The Austrians have already responded and 76 trained firefighters and their equipment, transferred by air, are already helping. The Deputy Governor of Lower Austria, Herr Stephan Pernkopf reminded citizens of Austria’s largest forest fire in Hirschwang an der Rax in the autumn of last year. At that time 115 hectares of forest were affected, in France it’s about 6000 hectares — that’s an ‘inferno’.
In addition to Austria, Germany, Greece, Italy, Poland, Romania and Sweden have sent help to France, which is grateful for it.
In Italy, Lake Garda, the country’s largest lake has seen water drop to a 15-year low, the River Poe, its longest, is down to 30 cm of water in places and the area surrounding has been tinder dry as everyone waited for some rain. And the River Doubs on the French-Swiss border has been so dried up that the receding water left boats stranded on the river bed. The drought has been one of the most severe in decades.
The relief from the drought finally came but unlike Portia’s ‘quality of mercy’, it has not ‘droppeth as a gentle rain beneath’ but in the form of severe storms in the region causing floods and deaths in Austria, Italy and the French island of Corsica.
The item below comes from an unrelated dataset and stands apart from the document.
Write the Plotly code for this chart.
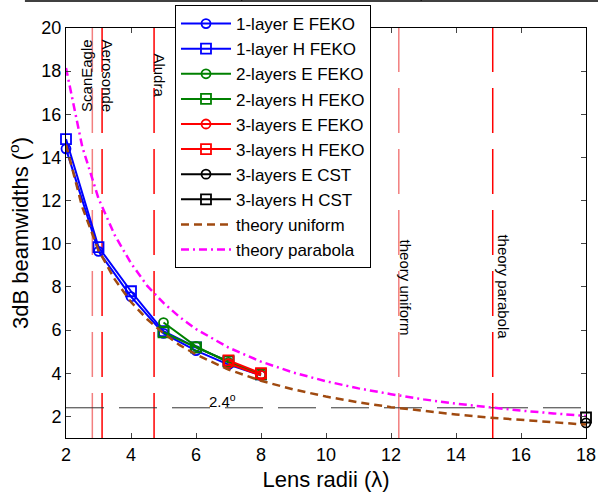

These included both fishermen and holiday makers like an unlucky girl crushed by a tree falling at a campsite. Ending a nightmarish holiday, some 13,000 people had to be evacuated and given shelter in public buildings.
Falling trees have caused casualties in Austria also. Two girls aged four and eight were killed near a lake in Carinthia and three women in Lower Austria. The local mayor said the area resembled a battlefield after the storm.
And in Italy a man and a woman died in separate incidents in Tuscany from uprooted trees. Also in Italy, high winds blew cafe umbrellas across St Mark’s square and dislodged brickwork from the basilica bell tower.
The simple fact is that higher temperatures evaporate more water, which rises to become clouds and then rain, resulting in heavier rainfall and storms.
Across the Mediterranean, Algeria too has been suffering extreme heat and drought and at least 42 people have been killed in forest fires. Officials report at least 39 fires still ravaging various parts of northern Algeria with the possibility of hot winds spreading the flames further. Since the beginning of August, 106 fires have been recorded which have destroyed 800 hectares of forest and 1800 hectares of woodlands.
Scientists increasingly blame global warming on humans. The warming in turn increases the frequency of extreme weather events. It is thus up to us and our governments to cut back on emissions … possibly through real consequences for emitters who often consider fines just a cost of doing business.